A. M. : Ils défient toute logique : bien qu’inexcusable, privilégier quelqu’un de la même ville aurait été compréhensible, là c’est l’inverse. Cela prouve une nouvelle fois que les préjugés racistes véhiculés depuis de nombreuses années persistent. On ne choisit pas son nom et son prénom. S’il faut en changer pour trouver un emploi, la situation est grave. La lutte contre le racisme est un combat toujours d’actualité et qui doit se mener partout.

1 MELODI est un programme de recherche destiné à se déployer sur différents territoires. Une première étude pilote - en coopération avec la Communauté d'agglomération Maubeuge Val de Sambre - a été organisé en 2020. En 2022, une autre étude MELODI s’est penchée sur Les effets croisés du genre, de l’origine et de l’adresse sur le territoire de la métropole de Lille.

En savoir plus sur les porteurs du projet

Alice Murgier

Alice Murgier est la responsable du Pôle juridique de SOS Racisme, association nationale née en 1984, un an après la première marche pour l'égalité et contre le racisme.
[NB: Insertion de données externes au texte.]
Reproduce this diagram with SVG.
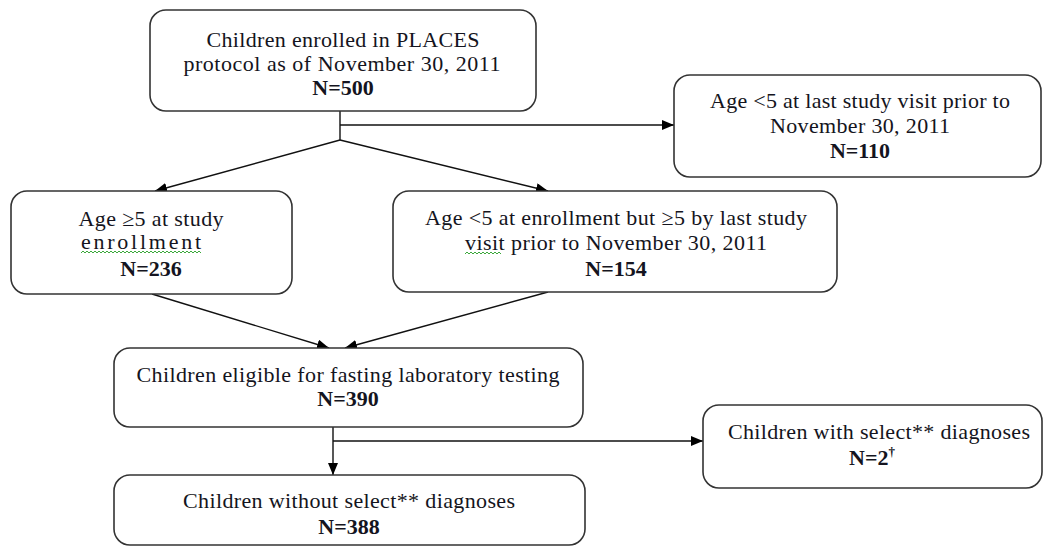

Très médiatique, l’association est une figure de l’antiracisme en France.  

      

   

   

 

Yannick L’Horty

Enseignant-chercheur en sciences économiques à l'Université Gustave Eiffel, Yannick L’Horty consacre ses travaux de recherche aux discriminations sur le marché de l'emploi et à l'évaluation des politiques publiques. Il est le directeur de la fédération de recherche Théorie et Évaluation des Politiques Publiques (TEPP - CNRS), la plus grande fédération pluridisciplinaire de recherche sur le travail et l’emploi. TEPP structure la recherche sur les mutations de l'emploi et du travail et mène de nombreuses opérations de testing afin de mesurer les discriminations. Yannick L’Horty est également le directeur de l’Observatoire national des discriminations et de l’égalité dans le supérieur (ONDES).